Kimia Shahi, Department of Art and Archaeology
Kimia Shahi is a graduate student in the Department of Art & Archaeology. She studies the history of American art with a focus on landscape and geography in the 19th and 20th centuries. Kimia is particularly interested in maps and cartography and their historical intersections with the visual arts in relation to national and cultural identity. Related interests include the roles of vision and representation in cross-cultural exchange and encounter, spatial history, globalism, environmental and ecological history and theory, as well as contemporary art and artists that address these and similar themes. Kimia received an A.B. in art history from Dartmouth College in 2009, followed by an M.A. in art history from the Institute of Fine Arts, New York University, in 2012. Last year, she was the recipient of Princeton's George S. Heyer Graduate Fellowship in American/Modern Art History. This year, she joins the Princeton University Art Museum as a McCrindle Intern in the department of American art, where she will work on the upcoming exhibition Nature’s Nation: American Art and Environment (2018).

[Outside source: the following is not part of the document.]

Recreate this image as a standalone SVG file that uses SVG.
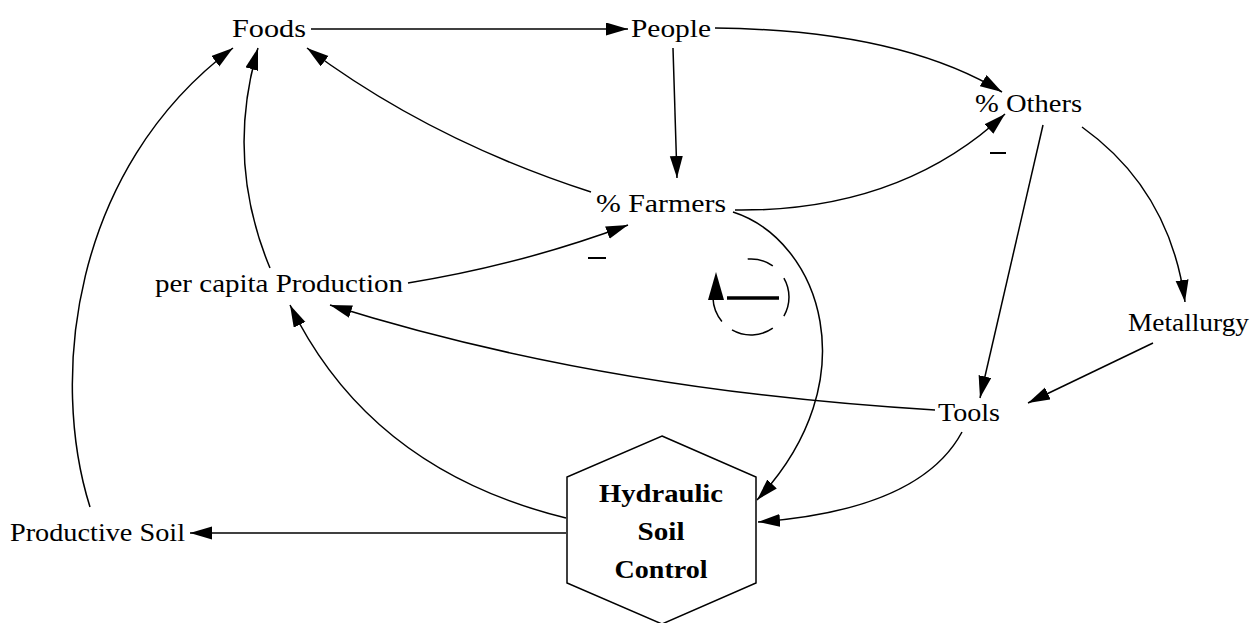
<svg xmlns="http://www.w3.org/2000/svg" width="1252" height="623" viewBox="0 0 1252 623">
<defs>
<marker id="ah" markerUnits="userSpaceOnUse" markerWidth="24" markerHeight="14" refX="22" refY="6.5" orient="auto">
<path d="M0,0 L22,6.5 L0,13 z" fill="#000"/>
</marker>
<style>
.lbl{font-family:"Liberation Serif","Times New Roman",serif;font-size:25px;fill:#000}
.hx{font-family:"Liberation Serif","Times New Roman",serif;font-size:25px;font-weight:bold;fill:#000;text-anchor:middle}
.c{fill:none;stroke:#000;stroke-width:1.5;marker-end:url(#ah)}
.m{stroke:#000;stroke-width:2}
</style>
</defs>
<rect width="1252" height="623" fill="#fff"/>
<g id="connectors">
<path class="c" d="M311,29 L628,29"/>
<path class="c" d="M673,48 L677,178"/>
<path class="c" d="M715,28 Q900,30 1002,92"/>
<path class="c" d="M591,192 Q430,140 307,48"/>
<path class="c" d="M270,268 Q225,160 258,48"/>
<path class="c" d="M90,507 C50,380 70,170 233,48"/>
<path class="c" d="M408,283 Q520,265 628,225"/>
<path class="c" d="M735,210 Q900,212 1005,114"/>
<path class="c" d="M733,212 C820,240 870,380 757,500"/>
<path class="c" d="M1082,127 Q1170,190 1185,302"/>
<path class="c" d="M1043,125 L980,398"/>
<path class="c" d="M1153,343 L1028,403"/>
<path class="c" d="M935,410 Q600,390 330,305"/>
<path class="c" d="M566,518 Q370,470 290,305"/>
<path class="c" d="M962,432 Q920,510 758,522"/>
<path class="c" d="M566,533 L190,533"/>
<line class="m" x1="588" y1="258" x2="606" y2="258"/>
<line class="m" x1="990" y1="153" x2="1006" y2="153"/>
</g>
<g id="loop">
<g fill="none" stroke="#000" stroke-width="1.5">
<path d="M747.7,259.1 A38,38 0 0 1 772.8,265.9"/>
<path d="M783.9,278 A38,38 0 0 1 783.9,316"/>
<path d="M772.8,328.1 A38,38 0 0 1 732,329.9"/>
<path d="M721.9,321.4 A38,38 0 0 1 713,298.3"/>
</g>
<path d="M716,272 L708,300 L724,300 z" fill="#000"/>
<line x1="727" y1="298" x2="779" y2="298" stroke="#000" stroke-width="3.5"/>
</g>
<g id="foods"><text class="lbl" x="232" y="37" textLength="74" lengthAdjust="spacingAndGlyphs">Foods</text></g>
<g id="people"><text class="lbl" x="631" y="37" textLength="80" lengthAdjust="spacingAndGlyphs">People</text></g>
<g id="others"><text class="lbl" x="975" y="112" textLength="107" lengthAdjust="spacingAndGlyphs">% Others</text></g>
<g id="farmers"><text class="lbl" x="596" y="212" textLength="130" lengthAdjust="spacingAndGlyphs">% Farmers</text></g>
<g id="production"><text class="lbl" x="155" y="292" textLength="248" lengthAdjust="spacingAndGlyphs">per capita Production</text></g>
<g id="metallurgy"><text class="lbl" x="1128" y="331" textLength="121" lengthAdjust="spacingAndGlyphs">Metallurgy</text></g>
<g id="tools"><text class="lbl" x="938" y="421" textLength="62" lengthAdjust="spacingAndGlyphs">Tools</text></g>
<g id="soil"><text class="lbl" x="10" y="541" textLength="175" lengthAdjust="spacingAndGlyphs">Productive Soil</text></g>
<g id="hydraulic">
<polygon points="662,436 756,477 756,583 662,624 567,583 567,477" fill="#fff" stroke="#000" stroke-width="1.5"/>
<text class="hx" x="661" y="502" textLength="124" lengthAdjust="spacingAndGlyphs">Hydraulic</text>
<text class="hx" x="661" y="540" textLength="47" lengthAdjust="spacingAndGlyphs">Soil</text>
<text class="hx" x="661" y="578" textLength="93" lengthAdjust="spacingAndGlyphs">Control</text>
</g>
</svg>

Irene Elizabeth Stroud, Department of Religion
Beth Stroud entered the PhD program in the Department of Religion, specializing in Religion in the Americas, in 2010. She holds an S.T.M. from The Lutheran Theological Seminary at Philadelphia, an M.Div. from Union Theological Seminary in the City of New York, and an A.B. from Bryn Mawr College. She is interested in the history of liberal American Protestantism, especially the fissures and contradictions between academic theology, religious social action, and everyday lay religious practice. She also has a strong interest in African-American religion and cities. While completing her S.T.M., she worked as a research assistant on Faith on the Avenue, Dr. Katie Day's ongoing study of nearly 100 congregations on a single city street in Philadelphia.

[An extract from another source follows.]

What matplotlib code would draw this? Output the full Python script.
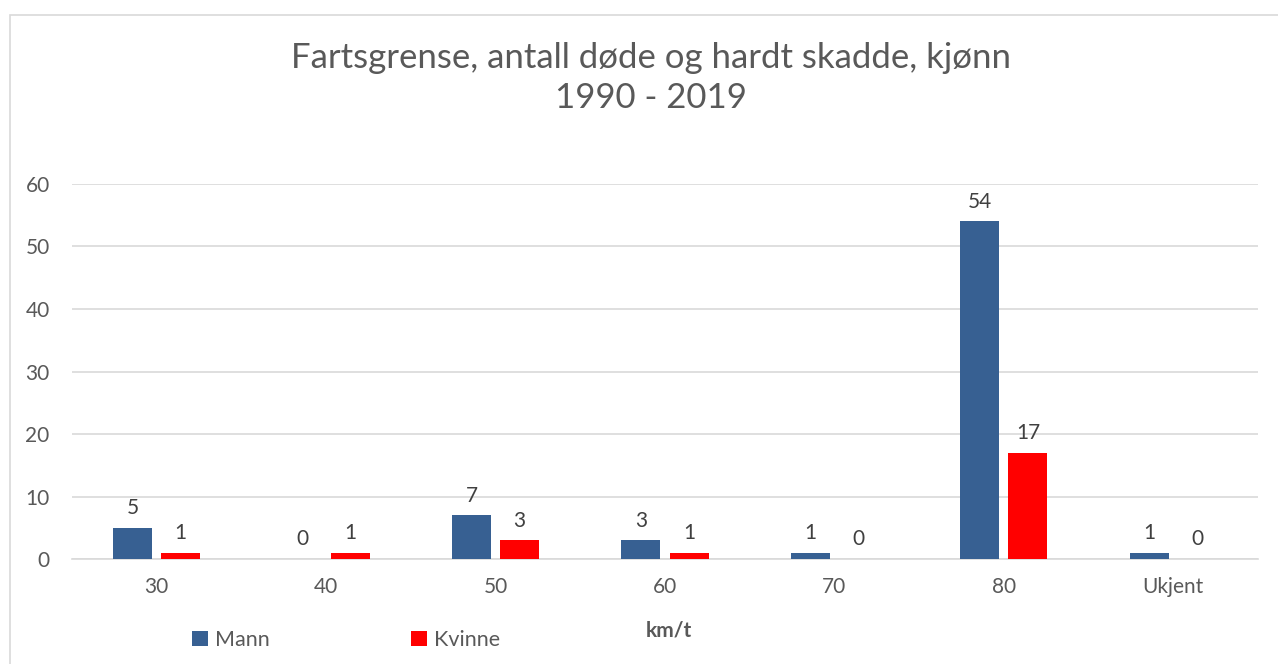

Joel Suarez, Department of History
Joel Suarez is a PhD candidate in the history department. His dissertation, “Work and the American Moral Imagination,” examines the values ascribed to work in the wake of its transformation in the latter half of the twentieth century. With an emphasis on social critics, novelists, the poor, and the working class, he explores how contending visions of the good life were challenged and reconstituted amid changes wrought by deindustrialization and the ascent of low-wage service sector work.
Sarah Town, Department of Music
Sarah Town is a PhD candidate in musicology, having completed a Masters in musicology at City College of New York, and a BA in history, Portuguese, and Latin American studies at the University of Wisconsin-Madison. Her background and research interests span Latin American and North American topics including North American and Cuban jazz and popular dance music; Cuban documentary film; the presence of folklore in the popular and avant-garde; diasporic musics and transnational collaborations; and Afro-futurism. Sarah has presented her research at conferences and events in the United States and Mexico, and at Princeton co-coordinated the 2013-14 Musicology Colloquium Series and has precepted for Black Popular Music Cultures, Sounds in and Out of Africa (Music of Africa), and Introduction to Music. Besides her academic work, Sarah performs and teaches a variety of popular music and dance forms, from Brazilian capoeira and maracatu to Cuban salsa and Latin jazz. Her dissertation focuses on the aesthetic economy of Cuban dance culture in New York City.